If you think about it technically, the Changzhou Railway Station in Tianning has a history that’s longer than the People’s Republic of China. Planning for the Shanghai-Nanjing line actually dates back to the end of the Qing Dynasty. This was a time when China was opening to the west and trying to catch in terms of industrialization. According to the Baidu version of Wikipedia, this planning began in 1898. The relatively small, first iteration of the station was built in 1907, and it had two platforms. Once the Qing fell, Chinese founding father Sun Zhongshan actually did a whistle stop to wave at cheering crowds as he made his way to Nanjing. There’s a memorial hall in Changzhou dedicated to this. I thought it might be interesting to see a pictorial evolution over the years. Some of these are photos of photos I took at the Changzhou Museum, and some of them, I took personally — specifically the last three.

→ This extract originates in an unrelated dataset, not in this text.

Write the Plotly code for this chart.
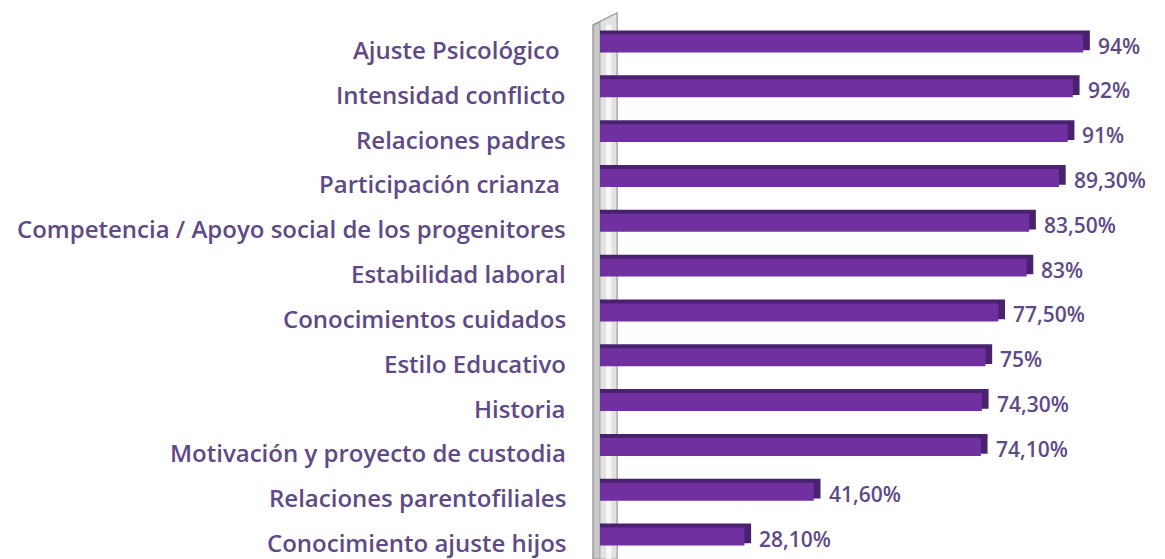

Changzhou’s central station is not what it once was in bygone eras. I discovered this, recently, through a series of photos on display near the station, but in an easy to miss location if you are not hunting for them specifically.
This is something I found while doing legwork on a different writing project. I had become intrigued with the city’s network of canals, as it is one of the oldest surviving landmarks still around from the city’s antiquity of more than a thousand years. During this bit of fieldwork, I found a threesome of small memorials dedicated to the train station itself. This is across the street from the south plaza.
On wooden walkway next to the canal, there are three photos in glass cases. The appear to be laser etchings on sheets of brass-colored metal. These display windows are set into the staircases that lead down to the canal’s walkway. As one can see from the above photo, they do not photograph very well.
The only way to get discernible details was to get my phone close to the glass to cut out as much glare and reflection as possible. Of course, it’s hard to reproduce the entire photo this way. The above photo seems to be from circa 1907. Besides the crowds, the station itself seems rather modest and is only a building or two.
The next shot shows the second incarnation from the late 1950’s and 1960’s. I do have to say, it is really hard to fact check these photos online. I had trouble finding the real photos these metal sheets are based off of.
The third and final plaque suggests something more modern and geometric in its architecture. This would be in the 1990’s. However, as most of us who have traveled through Changzhou’s downtown station, it most certainly doesn’t look like this anymore.
Who knows what the train station will look like in the future. The south plaza — where some would get tickets to board the slow trains — is currently under renovation. Parts of the south plaza has been absolutely gutted to make way for something new. Who knows, maybe is 20 to 50 years, there will be a fourth installment into this pictorial history showing our current station as a relic of the past?